If you’ve flown a drone with DJI’s first-person-view glasses, you’ve used Epson’s projectors inches from your eyes. If you’ve gone to a museum in Europe with an augmented audio/video tour adding detail, color, and history to the artifacts, you’ve used the company’s projectors as well.

Now ARtGlass CEO Werkheiser is bringing the technology to the U.S.

“After more than 500,000 actual users — 500,000 more than anyone else — we’re announcing our first iconic sites in the U.S.,” he told me. “You’ll be able to go to George Washinton’s house, stand where he stood, and a hologram of George Washington will welcome you.”

86 million people have visited Washington’s home since 1860, a Mount Vernon representative said.

Few have had the luxury of “meeting” Washington personally, however.

I tried the Moverio third-gen platform personally and was impressed with the weight (or lack thereof), the comfort, and the quality of the images that the smartglasses project into your eyeballs. Most head-mounted AR solutions I’ve tried, including a few at this year’s CES, have weak, limited color, hard-to-focus images that the device attempts to overlay onto your field of vision, and an uncomfortable reading position in the corner of your field of view.

Monocular, or single eye versions like the Google Glass, were particularly challenging for me.

“Monocular solutions have all kinds of problems,” Epson’s Jen told me when I asked her about them. “Reverse imaging is one of them … and also, most people are either right eye or left eye dominant … so big headaches could be coming your way if it’s on the wrong eye.”

Reverse imaging is exactly the problem I had with one of the monocular sport-oriented smartglasses products at CES.

Using the products at museums is a smart way to introduce a product into the market and get feedback about its shortcomings as well as its successes, which is where ARtGlass comes in.

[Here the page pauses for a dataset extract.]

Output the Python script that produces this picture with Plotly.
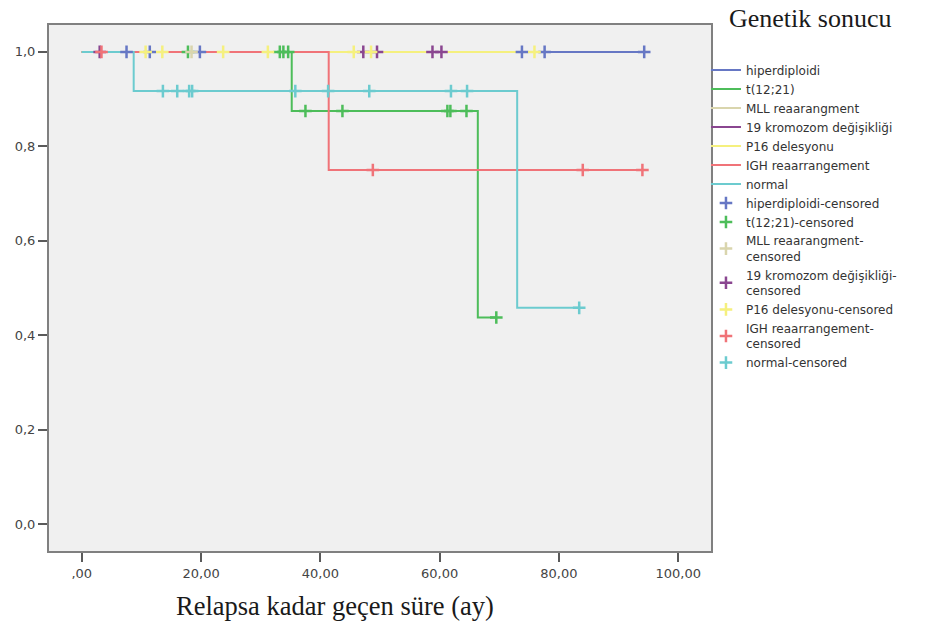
import plotly.graph_objects as go

# ---- data ----
groups = ["hiperdiploidi", "t(12;21)", "MLL reaarangment", "19 kromozom değişikliği",
          "P16 delesyonu", "IGH reaarrangement", "normal"]
censor_labels = ["hiperdiploidi-censored", "t(12;21)-censored", "MLL reaarangment-<br>censored",
                 "19 kromozom değişikliği-<br>censored", "P16 delesyonu-censored",
                 "IGH reaarrangement-<br>censored", "normal-censored"]
colors = ["#6677c4", "#4dbd5a", "#d9d5ad", "#8a4690", "#f5f07e", "#f07378", "#6ccbcf"]

# step curve knots (time in months, survival)
curve_t = {
    "hiperdiploidi": [0, 94.3],
    "t(12;21)": [0, 35.2, 66.4, 69.5],
    "MLL reaarangment": [0, 18.4],
    "19 kromozom değişikliği": [0, 60.3],
    "P16 delesyonu": [0, 75.9],
    "IGH reaarrangement": [0, 41.4, 94.0],
    "normal": [0, 8.7, 73.0, 83.4],
}
curve_s = {
    "hiperdiploidi": [1.0, 1.0],
    "t(12;21)": [1.0, 0.875, 0.4375, 0.4375],
    "MLL reaarangment": [1.0, 1.0],
    "19 kromozom değişikliği": [1.0, 1.0],
    "P16 delesyonu": [1.0, 1.0],
    "IGH reaarrangement": [1.0, 0.75, 0.75],
    "normal": [1.0, 0.917, 0.458, 0.458],
}
# censored times
censored = {
    "hiperdiploidi": [7.5, 11.4, 19.8, 73.8, 77.6, 94.3],
    "t(12;21)": [17.8, 33.2, 33.8, 34.6, 37.5, 43.7, 61.3, 61.8, 64.5, 69.5],
    "MLL reaarangment": [18.4],
    "19 kromozom değişikliği": [3.0, 47.2, 49.5, 58.8, 60.3],
    "P16 delesyonu": [10.7, 13.5, 23.7, 31.2, 45.6, 48.5, 75.9],
    "IGH reaarrangement": [3.3, 48.8, 84.0, 94.0],
    "normal": [13.6, 16.0, 18.0, 18.5, 35.8, 41.3, 48.2, 61.9, 64.6, 83.4],
}

x_tickvals = [0, 20, 40, 60, 80, 100]
x_ticktext = [",00", "20,00", "40,00", "60,00", "80,00", "100,00"]
y_tickvals = [0.0, 0.2, 0.4, 0.6, 0.8, 1.0]
y_ticktext = ["0,0", "0,2", "0,4", "0,6", "0,8", "1,0"]


def step_value(ts, ss, t):
    v = ss[0]
    for ti, si in zip(ts, ss):
        if ti <= t:
            v = si
    return v


fig = go.Figure()
for g, c in zip(groups, colors):
    fig.add_trace(go.Scatter(x=curve_t[g], y=curve_s[g], mode="lines", line_shape="hv",
                             line=dict(color=c, width=2), name=g))
for g, lab, c in zip(groups, censor_labels, colors):
    ys = [step_value(curve_t[g], curve_s[g], t) for t in censored[g]]
    fig.add_trace(go.Scatter(x=censored[g], y=ys, mode="markers", name=lab,
                             marker=dict(symbol="cross-thin-open", size=9, color=c,
                                         line=dict(color=c, width=2.5))))

axis_common = dict(showline=True, linecolor="#808080", linewidth=2, mirror=True,
                   ticks="outside", ticklen=9, tickwidth=2, tickcolor="#5a5a5a",
                   showgrid=False, zeroline=False,
                   tickfont=dict(family="DejaVu Sans", size=13, color="#444444"))

fig.update_layout(
    width=951, height=627,
    margin=dict(l=49, r=240, t=25, b=76),
    paper_bgcolor="white", plot_bgcolor="#f0f0f0",
    xaxis=dict(range=[-5.5, 105.5], tickvals=x_tickvals, ticktext=x_ticktext, **axis_common),
    yaxis=dict(range=[-0.057, 1.057], tickvals=y_tickvals, ticktext=y_ticktext, **axis_common),
    legend=dict(x=0.9924, xanchor="left", y=0.942, yanchor="top",
                font=dict(family="DejaVu Sans", size=12, color="#333333"),
                bgcolor="rgba(0,0,0,0)", tracegroupgap=0, itemwidth=30),
    showlegend=True,
    annotations=[
        dict(text="Genetik sonucu", xref="paper", yref="paper", x=1.0235, y=1.013,
             xanchor="left", yanchor="middle", showarrow=False,
             font=dict(family="Liberation Serif, Times New Roman", size=26, color="#1a1a1a")),
        dict(text="Relapsa kadar geçen süre (ay)", xref="paper", yref="paper", x=0.432, y=-0.105,
             xanchor="center", yanchor="middle", showarrow=False,
             font=dict(family="Liberation Serif, Times New Roman", size=26.5, color="#1a1a1a")),
    ],
)

fig.write_html("out.html")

It’s also good business for cultural sites, which have a new experience to offer.

“People are staying 100% longer at exhibits now,” says Werkheiser, who cover the cost of content creation for museums and then collects a percentage of the rental income. “It’s a competitive market … if you go in Washington, DC, and see the same thing again and again, the incentive to bring people back is low. So there’s an increase in demand for differentiators.”

The actual devices have a battery life of four to six hours, which is good for a light, head-mounted device, and a 23-degree field of view. That’s not huge, but it is enough to get a large, full-color, very clear video or image.

It’s a trade-off, Epson’s Jen explains, saying that a wider field of view requires heavier optics and more battery life. Epson retails them for $799, but a commercial version with more capabilities will run buyers $1,399.

The augmented reality tours begin today at Highland, the historic home of President James Monroe, while the George Washington AR tours will launch in the spring.